→ **Plotting code records**
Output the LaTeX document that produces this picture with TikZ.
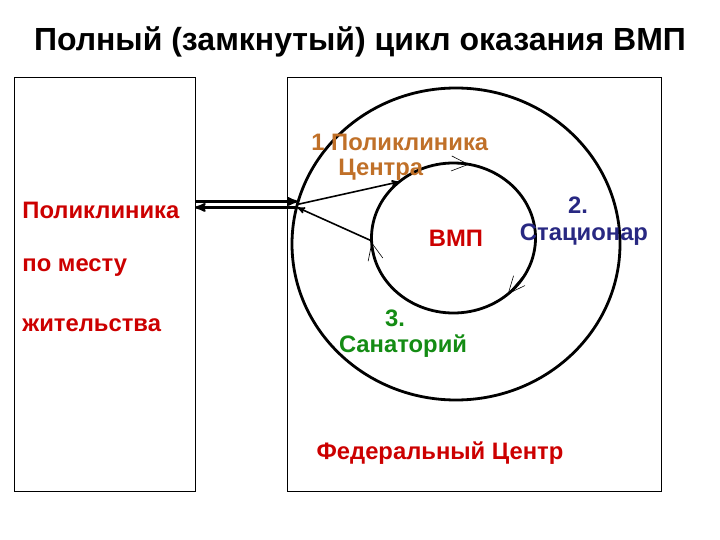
\documentclass[tikz,border=0pt]{standalone}
\usepackage{fontspec}
\setmainfont{Liberation Sans}
\usetikzlibrary{arrows,arrows.meta,shapes.geometric}
\definecolor{vmpred}{RGB}{204,0,0}
\definecolor{centrebrown}{RGB}{192,112,40}
\definecolor{statnavy}{RGB}{40,40,130}
\definecolor{sanagreen}{RGB}{20,140,20}

\begin{document}
\begin{tikzpicture}[x=1pt,y=-1pt,->,>=stealth',thick,
    box node/.style={rectangle,draw,line width=0.8pt,minimum width=#1,minimum height=414pt,inner sep=0pt},
    ring node/.style={ellipse,draw,line width=2.8pt,inner sep=0pt,outer sep=0pt},
    text node/.style={font=\bfseries\fontsize{23.8}{28}\selectfont,inner sep=0pt},
    title node/.style={font=\bfseries\fontsize{32}{36}\selectfont,inner sep=0pt},
    flow/.style={-{Straight Barb[length=17pt,width=15pt]},line width=0.6pt}]

  \useasboundingbox (0,0) rectangle (720,540);

  \node[title node] (title) at (360,42) {Полный (замкнутый) цикл оказания ВМП};

  \node[box node=181pt] (local) at (104.5,284) {};
  \node[box node=374pt] (federal) at (474,284) {};
  \node[ring node,minimum width=328pt,minimum height=312pt] (ring) at (456,244) {};
  \node[ring node,minimum width=164pt,minimum height=150pt] (core) at (453.5,238) {};

  \node[text node,anchor=west,text=vmpred] (poly) at (22,210) {Поликлиника};
  \node[text node,anchor=west,text=vmpred] (place) at (22,268) {по месту};
  \node[text node,anchor=west,text=vmpred] (home) at (22,325) {жительства};

  \node[text node,anchor=west,text=centrebrown] (centre) at (311,142) {1 Поликлиника};
  \node[text node,anchor=west,text=centrebrown] (centre2) at (338,170) {Центра};
  \node[text node,text=vmpred] (vmp) at (456,238) {ВМП};
  \node[text node,text=statnavy] (stat) at (578,205) {2.};
  \node[text node,text=statnavy] (stat2) at (584,235) {Стационар};
  \node[text node,text=sanagreen] (sana) at (395,318) {3.};
  \node[text node,text=sanagreen] (sana2) at (403,346) {Санаторий};
  \node[text node,text=vmpred] (fed) at (440,453) {Федеральный Центр};

  % link with the local clinic
  \coordinate (hub) at (ring.166);
  \coordinate (hub up) at ([yshift=3pt]hub);
  \coordinate (hub down) at ([yshift=-3pt]hub);
  \draw[line width=2.4pt] (local.east |- hub up) -- (hub up);
  \draw[line width=2.4pt] (hub down) -- (local.east |- hub down);

  \draw[line width=1.6pt] (hub) -- (core.134);
  \draw[line width=1.6pt] (core.182) -- (hub down);

  % cycle on the inner ring
  \draw[flow] (core.95) -- (core.78);
  \draw[flow] (core.198) -- (core.183);
  \draw[flow] (core.335) -- (core.314);

\end{tikzpicture}
\end{document}
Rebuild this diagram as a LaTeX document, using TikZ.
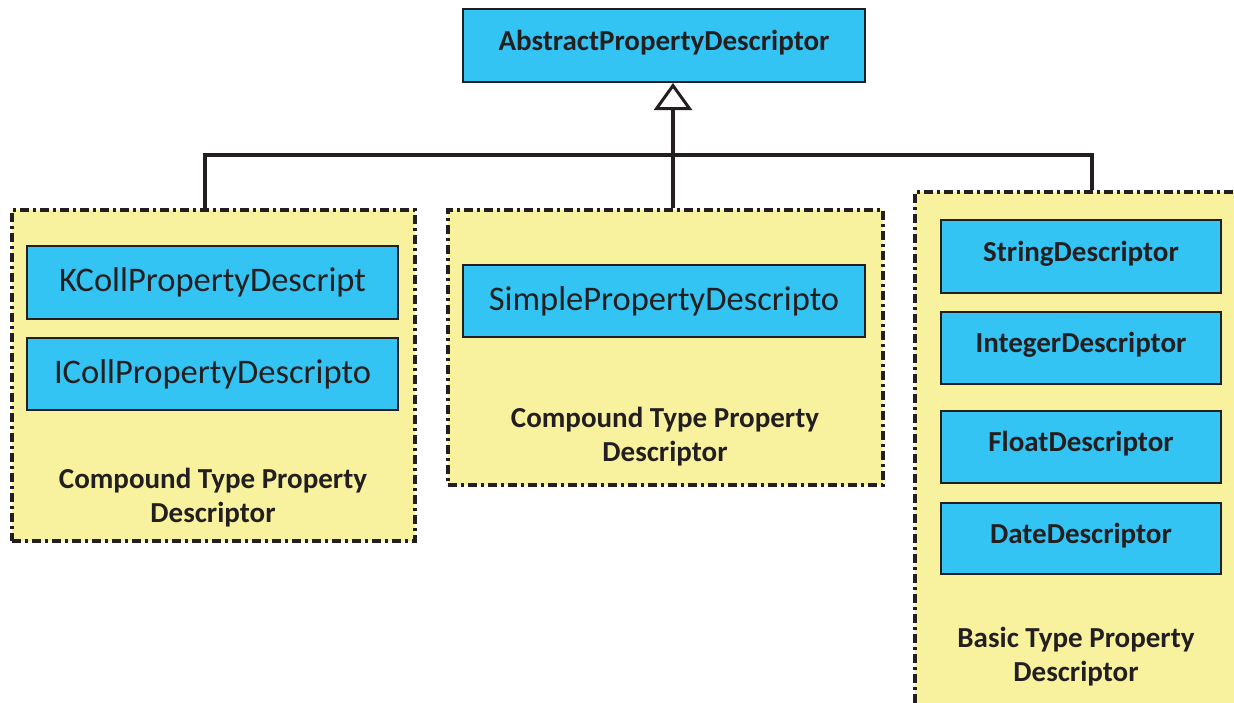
\documentclass[tikz,border=0pt]{standalone}
\usepackage{fontspec}
\setmainfont{Carlito}
\usetikzlibrary{arrows.meta}
\definecolor{cblue}{RGB}{52,196,243}
\definecolor{cyel}{RGB}{248,242,158}
\definecolor{ink}{RGB}{35,31,32}
\begin{document}
\begin{tikzpicture}[x=1pt,y=-1pt,
  cls/.style={draw=ink, line width=2pt, fill=cblue, inner sep=0pt, text=ink},
  clsreg/.style={cls, font=\fontsize{34.5}{36}\selectfont},
  clsbold/.style={cls, font=\bfseries\fontsize{29}{31}\selectfont, text height=21pt, text depth=12pt},
  grp/.style={draw=ink, fill=cyel, line width=3.2pt, dash pattern=on 9pt off 4pt on 3pt off 4pt, inner sep=0pt},
  lbl/.style={font=\bfseries\fontsize{29}{34}\selectfont, align=center, text=ink},
  conn/.style={line width=3.5pt, draw=ink}]
\useasboundingbox (0,0) rectangle (1234,702);
\clip (0,0) rectangle (1234,702);
% groups
\node[grp, minimum width=403pt, minimum height=331pt] (gleft) at (213.5,375.5) {};
\node[grp, minimum width=435pt, minimum height=275pt] (gmid) at (665.5,347.5) {};
\node[grp, minimum width=335pt, minimum height=528pt] (gright) at (1082.5,456) {};
% classes
\node[clsbold, minimum width=402pt, minimum height=73pt] (top) at (664,45.5) {AbstractPropertyDescriptor};
\node[clsreg, minimum width=371pt, minimum height=73pt] (kcoll) at (212.5,282.5) {KCollPropertyDescript};
\node[clsreg, minimum width=371pt, minimum height=72pt] (icoll) at (212.5,374) {ICollPropertyDescripto};
\node[clsreg, minimum width=402pt, minimum height=72pt] (simple) at (664,301) {SimplePropertyDescripto};
\node[clsbold, minimum width=280pt, minimum height=73pt] (str) at (1081,256.5) {StringDescriptor};
\node[clsbold, minimum width=280pt, minimum height=72pt] (int) at (1081,348) {IntegerDescriptor};
\node[clsbold, minimum width=280pt, minimum height=72pt] (flt) at (1081,447) {FloatDescriptor};
\node[clsbold, minimum width=280pt, minimum height=71pt] (date) at (1081,538.5) {DateDescriptor};
% labels
\node[lbl] (lleft) at (213,498) {Compound Type Property\\Descriptor};
\node[lbl] (lmid) at (665,437) {Compound Type Property\\Descriptor};
\node[lbl] (lright) at (1076,657) {Basic Type Property\\Descriptor};
% connectors
\coordinate (ap) at (673,155);
\coordinate (hl) at (205,155);
\coordinate (hr) at (1092,155);
\draw[conn] (gleft.north -| hl) |- (hr) -- (gright.north -| hr);
\draw[conn, -{Triangle[open, length=27pt, width=38pt, line width=3pt]}] (gmid.north -| ap) -- (top.south -| ap);
\draw[conn, line width=4.5pt] (gmid.north -| ap) -- (ap);
\end{tikzpicture}
\end{document}
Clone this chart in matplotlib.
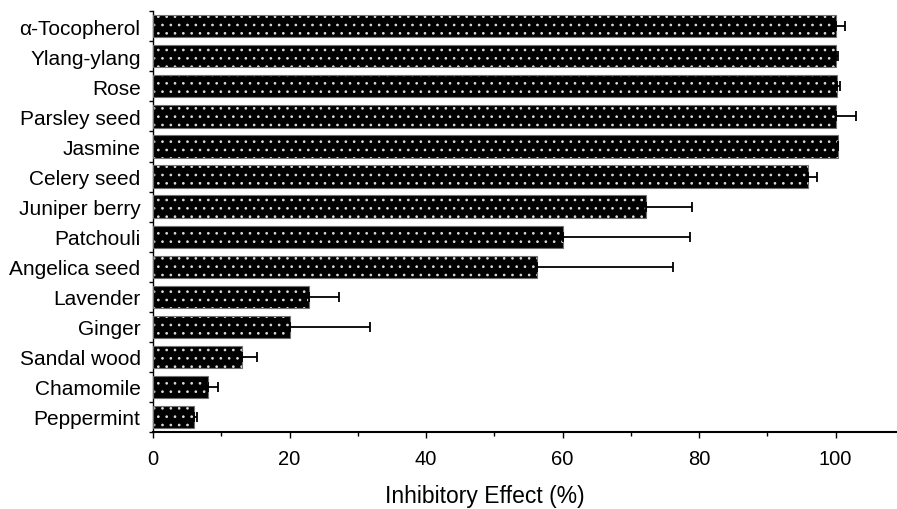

→ **WHAT NEEDS TO BE DONE**
Show the lines from the data above that contain the string "with".

→ **EXERCISE OUTPUT**
Output the LaTeX document that produces this picture with TikZ.
  % link with the local clinic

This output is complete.